Si los Jesuitas hubieren degenerado, y no sirvieren ya a la Iglesia, ni al Estado, entonces serán más generales los clamores de haberse cometido un gran yerro en su restablecimiento, y de haber sido muy justa su destrucción, porque ¿quién habrá que sepa distinguir los Jesuitas que entonces vivían envilecidos, de los que en otro tiempo existieron? Serán pues universalmente aplaudidos los agentes de la destrucción, y tendrán de su parte en esta segunda hipótesis aun a los hombres de bien, a lo menos a aquellos que no reflexionan. Por el contrario si se supone eterna la destrucción, después desta generación de cábalas, y del abatimiento de los jansenistas, los espíritus volviendo insensiblemente a su equilibrio no percibirán algunas consecuencias ventajosas de la destrucción, sino muy funestas, no hallando en el primer proceso más de ilegitimidad, injusticia y crueldad.

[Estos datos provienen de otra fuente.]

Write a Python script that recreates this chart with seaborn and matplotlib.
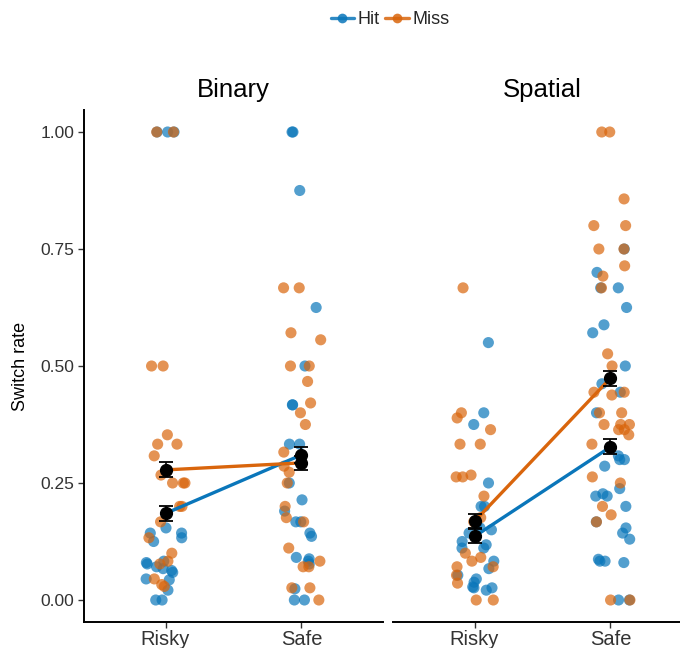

Se preguntará incesantemente por qué fueron abolidos los Jesuitas; será siempre censurado el modo con que se ejecutó la destrucción y no habrá quien citando nuestro siglo a su tribunal no condene sin respeto alguno a los ministros que la sugirieron, a los Príncipes que la pidieron, a los que a ella consintieron, y sobre todo al Papa que la consumó, a los comisarios que la ejecutaron, al Sacro Colegio que no se opuso, a aquella chusma de religiosos y eclesiásticos fanáticos que la aplaudieron, y al pueblo simple que se contentó de murmurar entre dientes. ¿Pretendo yo por ventura que se excitasen sediciones? No se trata aquí de mí; solamente afirmo que la posteridad reprochará a los pueblos el no haberse lamentado a las claras, y el no haber alzado el grito.
Reflexionad, Mr., atentamente sobre todo lo dicho, y ved si he acertado a adivinar el futuro. Yo no soy como se dice, hijo de profeta, pero ¿son menester por ventura luces superiores para ver acontecimientos tan naturales, y de los cuales podemos seguramente juzgar por los sucesos pasados?
Tengo el honor de ser vuestro.
* Destinatario anónimo podría ser también ficticio.